Almodóvar would surely like the eccentric vampire piece by Osama Favzi, Fallen Angels Paradise, which will cinematically magnify a literary evening dedicated to two writers - Mansouri Ez-Eldin from Egypt and Lebanon writer Zeina G. Halabi; although it's an adaptation of a novel by Brasilian writer Jorge Amado. The mythic Lebleba which starrs in Favzi's movie, was for the great Chahine the equivalent of Sara Montiel for Almodóvar. A sufficient dose of grotesque is given to us by the exceptional Marco Ferreri, whose apocalyptic The Grande Bouffe, will be shown in the luxurious 35 mm format, only because Aldo Paquola requested. Alongside the analogue farts which resound in Ferreri's orgy of devouring, fucking and menopause self-pitty (the critique Anton Bitel described him as an art-fart satyr). No wonder the italian film ignores this subversive filmmaker, who was soon after embraced by french eccentrics. Urban legends say that after the premiere of Ferreri's piece, Catherine Deneuve refused to speak to Marcello Mastroianni, who portrayed the pilot Alitalie, and was her boyfriend at the time. Enjoy your meal!
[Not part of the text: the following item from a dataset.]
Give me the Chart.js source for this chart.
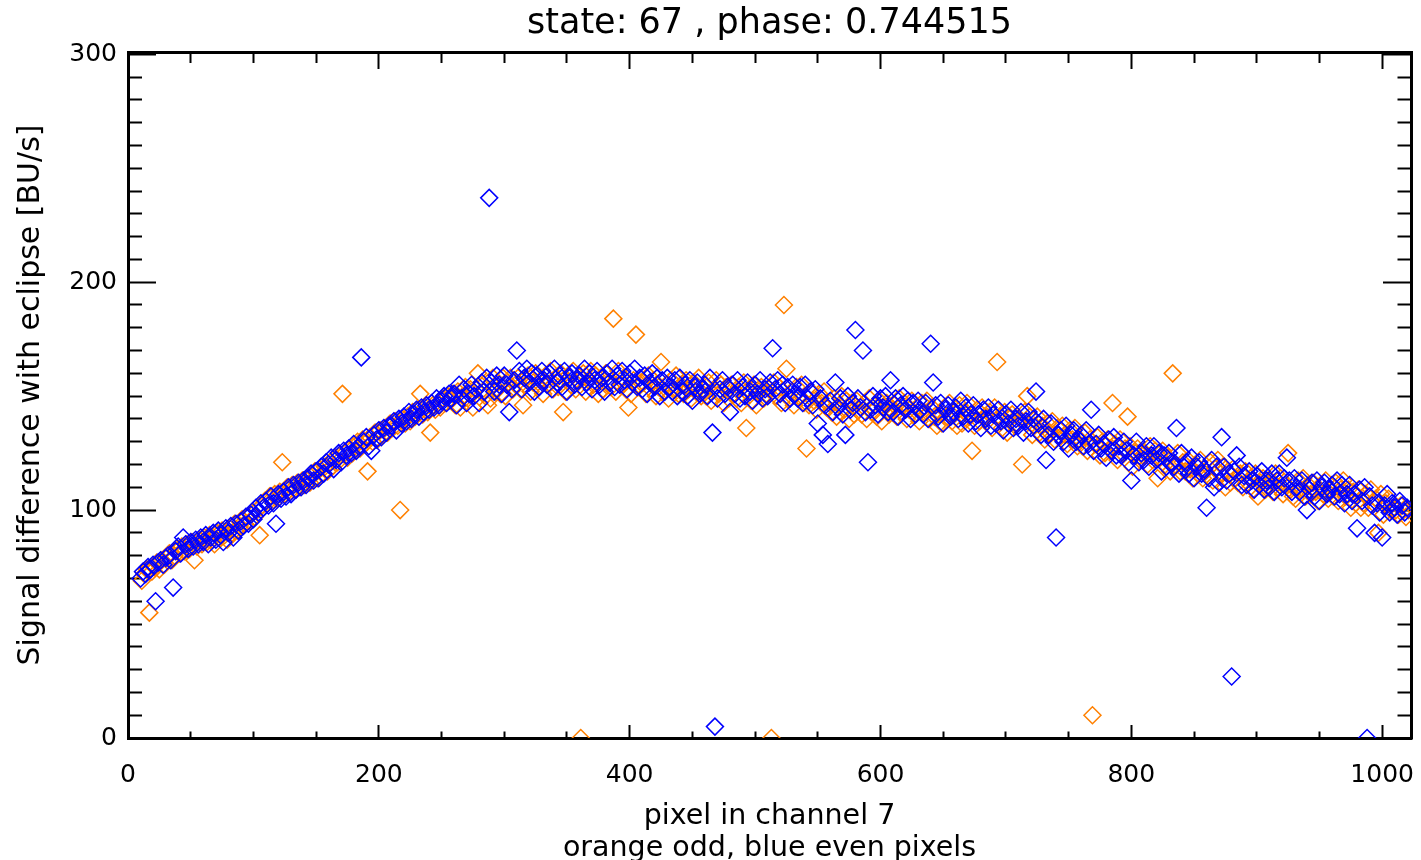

After the consumation of Ferreri's perverted haute couisine, there's nothing else to do but to cleanse our stomache with a bitter sweet green tea with rice by Ozu (code: Tea and Rice). Ozu also uses scenes of a single table. But not in the Ferreri's devouring space manner, but as a space of reconciliation. Eventhough, he also leaves his tatami, and goes out on the street, watching cars and trains (remember Hou Hsiao-hsien's Cafe Lumiere), pachinko salons, baseball games and theatre. Ozu's seminal Tokyo Story also starts and ends with trains, as a gentle reminder of transience of time and a distance which separates two family generations.
Whilst Ferreri plays the ultimative indigestibility of haute kitchen and capitalism, Grímur Hákonarson's The County demonstrates that agriculture cannot exist without film culture. Except rams are now replaced with cows. In a fight against the monopoly of milk cooperants, Hákonarson's heroine evokes Erin Brockovich. The only difference lies in the model of rebelion – the latter preferes the american individual model (an individual is enough for the country to be saved), while the first one nurtures the european tradition of the collective (the strength is in the collectiveness). Her rebellion would please KUD Idioti, which would gladly play Bandiera Rossa for her somewhere near an Icelandic volcano. Because, the music still plays in yours and ours Art-kino. With remembrance of Tusta, the happy child of the Pula punk scene.